> [What to produce]:
Show all lines holding "this".

─── Supplied material

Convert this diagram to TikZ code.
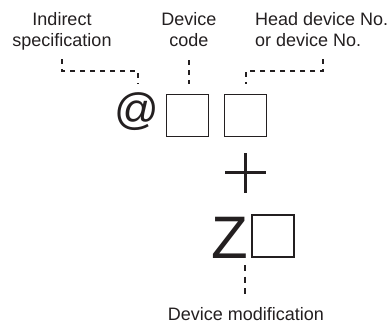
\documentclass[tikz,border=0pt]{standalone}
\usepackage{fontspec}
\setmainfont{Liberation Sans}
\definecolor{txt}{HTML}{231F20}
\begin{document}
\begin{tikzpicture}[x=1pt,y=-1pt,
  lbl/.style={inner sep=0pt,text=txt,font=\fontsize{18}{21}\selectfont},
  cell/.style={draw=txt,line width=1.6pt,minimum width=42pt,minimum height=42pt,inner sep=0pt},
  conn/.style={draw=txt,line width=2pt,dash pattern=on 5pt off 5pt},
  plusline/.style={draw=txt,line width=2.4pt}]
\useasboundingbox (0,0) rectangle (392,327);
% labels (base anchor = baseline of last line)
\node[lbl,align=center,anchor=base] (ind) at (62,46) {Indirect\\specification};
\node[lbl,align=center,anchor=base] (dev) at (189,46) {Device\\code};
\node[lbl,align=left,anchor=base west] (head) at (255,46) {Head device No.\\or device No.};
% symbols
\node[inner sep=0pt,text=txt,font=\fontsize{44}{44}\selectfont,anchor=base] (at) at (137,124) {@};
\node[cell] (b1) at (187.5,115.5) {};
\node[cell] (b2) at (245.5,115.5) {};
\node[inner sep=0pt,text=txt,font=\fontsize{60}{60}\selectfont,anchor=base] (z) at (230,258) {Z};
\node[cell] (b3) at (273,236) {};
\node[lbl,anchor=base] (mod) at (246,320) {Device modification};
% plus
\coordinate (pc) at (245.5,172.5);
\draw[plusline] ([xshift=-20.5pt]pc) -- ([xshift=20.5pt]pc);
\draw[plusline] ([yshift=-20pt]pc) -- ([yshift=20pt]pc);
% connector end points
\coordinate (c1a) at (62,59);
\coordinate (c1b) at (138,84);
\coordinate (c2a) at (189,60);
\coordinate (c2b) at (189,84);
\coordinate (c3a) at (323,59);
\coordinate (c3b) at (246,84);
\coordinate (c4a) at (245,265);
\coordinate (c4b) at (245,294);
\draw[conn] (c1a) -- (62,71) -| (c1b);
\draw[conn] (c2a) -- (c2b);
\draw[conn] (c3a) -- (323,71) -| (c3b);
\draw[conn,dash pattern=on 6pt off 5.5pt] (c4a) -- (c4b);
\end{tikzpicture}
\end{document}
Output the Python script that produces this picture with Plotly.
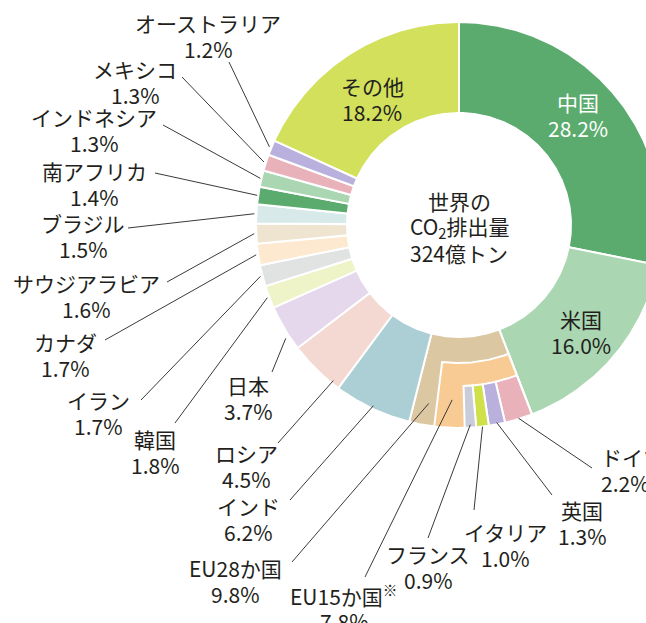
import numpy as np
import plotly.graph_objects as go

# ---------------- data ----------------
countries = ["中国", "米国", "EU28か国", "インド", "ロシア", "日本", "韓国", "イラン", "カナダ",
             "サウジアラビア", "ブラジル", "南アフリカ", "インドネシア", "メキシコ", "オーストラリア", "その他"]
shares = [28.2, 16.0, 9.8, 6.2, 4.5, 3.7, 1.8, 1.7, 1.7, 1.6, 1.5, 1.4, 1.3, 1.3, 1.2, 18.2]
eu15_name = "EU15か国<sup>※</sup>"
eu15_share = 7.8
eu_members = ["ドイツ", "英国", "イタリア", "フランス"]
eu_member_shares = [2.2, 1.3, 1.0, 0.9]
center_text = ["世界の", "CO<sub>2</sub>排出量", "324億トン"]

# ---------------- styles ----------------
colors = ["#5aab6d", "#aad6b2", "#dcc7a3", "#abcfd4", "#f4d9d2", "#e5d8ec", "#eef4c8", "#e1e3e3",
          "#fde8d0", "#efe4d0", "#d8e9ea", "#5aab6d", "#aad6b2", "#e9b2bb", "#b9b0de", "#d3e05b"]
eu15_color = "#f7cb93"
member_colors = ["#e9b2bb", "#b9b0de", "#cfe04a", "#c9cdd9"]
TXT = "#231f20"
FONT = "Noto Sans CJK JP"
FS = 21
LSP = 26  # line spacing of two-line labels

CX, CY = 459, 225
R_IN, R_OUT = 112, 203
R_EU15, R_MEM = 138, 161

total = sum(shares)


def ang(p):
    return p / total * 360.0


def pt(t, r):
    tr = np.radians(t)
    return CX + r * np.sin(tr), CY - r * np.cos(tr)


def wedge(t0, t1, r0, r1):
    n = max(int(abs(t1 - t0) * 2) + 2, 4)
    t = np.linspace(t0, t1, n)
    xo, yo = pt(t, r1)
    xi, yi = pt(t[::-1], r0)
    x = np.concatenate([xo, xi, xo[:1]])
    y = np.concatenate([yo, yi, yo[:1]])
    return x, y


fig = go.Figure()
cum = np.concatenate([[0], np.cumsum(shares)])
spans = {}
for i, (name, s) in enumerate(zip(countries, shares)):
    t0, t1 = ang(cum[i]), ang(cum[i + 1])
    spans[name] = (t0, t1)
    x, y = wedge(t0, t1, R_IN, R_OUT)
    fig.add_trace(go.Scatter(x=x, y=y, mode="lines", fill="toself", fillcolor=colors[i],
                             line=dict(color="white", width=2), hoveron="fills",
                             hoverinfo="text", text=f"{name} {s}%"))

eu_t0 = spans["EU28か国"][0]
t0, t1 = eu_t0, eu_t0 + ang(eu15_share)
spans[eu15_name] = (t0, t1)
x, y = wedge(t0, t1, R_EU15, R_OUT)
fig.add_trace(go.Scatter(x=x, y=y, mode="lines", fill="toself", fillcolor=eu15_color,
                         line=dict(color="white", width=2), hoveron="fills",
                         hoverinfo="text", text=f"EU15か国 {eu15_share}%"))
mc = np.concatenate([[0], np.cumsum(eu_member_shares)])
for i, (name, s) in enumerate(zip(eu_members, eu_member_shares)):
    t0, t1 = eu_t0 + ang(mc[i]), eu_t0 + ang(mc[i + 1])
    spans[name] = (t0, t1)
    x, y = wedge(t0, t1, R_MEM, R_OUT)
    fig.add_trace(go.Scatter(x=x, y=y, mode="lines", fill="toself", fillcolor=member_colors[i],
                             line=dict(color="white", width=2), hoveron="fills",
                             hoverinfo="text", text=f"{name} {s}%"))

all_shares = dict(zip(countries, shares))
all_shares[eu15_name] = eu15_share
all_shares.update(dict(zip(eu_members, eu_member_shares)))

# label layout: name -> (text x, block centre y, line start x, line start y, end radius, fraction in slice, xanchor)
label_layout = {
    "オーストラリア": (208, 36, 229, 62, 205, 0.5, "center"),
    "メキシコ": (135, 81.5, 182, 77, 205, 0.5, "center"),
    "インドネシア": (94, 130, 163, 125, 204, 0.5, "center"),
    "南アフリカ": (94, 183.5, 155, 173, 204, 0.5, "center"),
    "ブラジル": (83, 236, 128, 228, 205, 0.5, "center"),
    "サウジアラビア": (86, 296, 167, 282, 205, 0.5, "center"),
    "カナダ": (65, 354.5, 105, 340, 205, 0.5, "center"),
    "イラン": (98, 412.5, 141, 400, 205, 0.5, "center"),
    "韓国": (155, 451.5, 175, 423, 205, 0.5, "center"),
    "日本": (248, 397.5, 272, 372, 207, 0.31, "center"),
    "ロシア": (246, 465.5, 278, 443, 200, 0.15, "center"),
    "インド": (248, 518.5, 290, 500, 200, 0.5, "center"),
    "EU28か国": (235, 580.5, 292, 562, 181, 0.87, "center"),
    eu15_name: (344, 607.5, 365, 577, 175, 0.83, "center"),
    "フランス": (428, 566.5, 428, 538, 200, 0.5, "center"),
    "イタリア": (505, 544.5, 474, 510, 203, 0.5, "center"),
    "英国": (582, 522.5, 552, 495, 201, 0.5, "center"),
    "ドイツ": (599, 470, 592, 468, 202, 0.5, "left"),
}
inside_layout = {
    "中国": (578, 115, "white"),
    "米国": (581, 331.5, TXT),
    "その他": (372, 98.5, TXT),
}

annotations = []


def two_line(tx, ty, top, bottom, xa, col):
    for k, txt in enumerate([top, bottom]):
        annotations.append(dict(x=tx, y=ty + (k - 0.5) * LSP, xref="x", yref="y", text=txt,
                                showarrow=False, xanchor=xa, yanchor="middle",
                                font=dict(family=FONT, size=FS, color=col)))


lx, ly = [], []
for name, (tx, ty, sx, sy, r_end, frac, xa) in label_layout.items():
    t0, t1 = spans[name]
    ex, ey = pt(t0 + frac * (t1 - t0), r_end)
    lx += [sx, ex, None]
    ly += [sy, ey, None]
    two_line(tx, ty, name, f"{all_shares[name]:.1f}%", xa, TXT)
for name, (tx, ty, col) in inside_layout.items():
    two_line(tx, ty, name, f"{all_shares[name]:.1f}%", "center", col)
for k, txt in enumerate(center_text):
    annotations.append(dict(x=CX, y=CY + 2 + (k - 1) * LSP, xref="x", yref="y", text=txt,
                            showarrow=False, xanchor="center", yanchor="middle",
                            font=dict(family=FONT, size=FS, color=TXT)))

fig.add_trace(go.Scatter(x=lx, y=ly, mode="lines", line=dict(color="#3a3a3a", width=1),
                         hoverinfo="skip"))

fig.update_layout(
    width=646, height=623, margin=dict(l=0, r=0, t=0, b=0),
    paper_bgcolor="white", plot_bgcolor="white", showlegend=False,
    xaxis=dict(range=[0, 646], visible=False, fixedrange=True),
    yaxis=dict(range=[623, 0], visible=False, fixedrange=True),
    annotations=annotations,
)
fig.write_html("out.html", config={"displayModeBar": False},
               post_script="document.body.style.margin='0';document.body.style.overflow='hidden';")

──────

> [Exercise solution]:
Convert this diagram to TikZ code.
Output the Python script that produces this picture with Plotly.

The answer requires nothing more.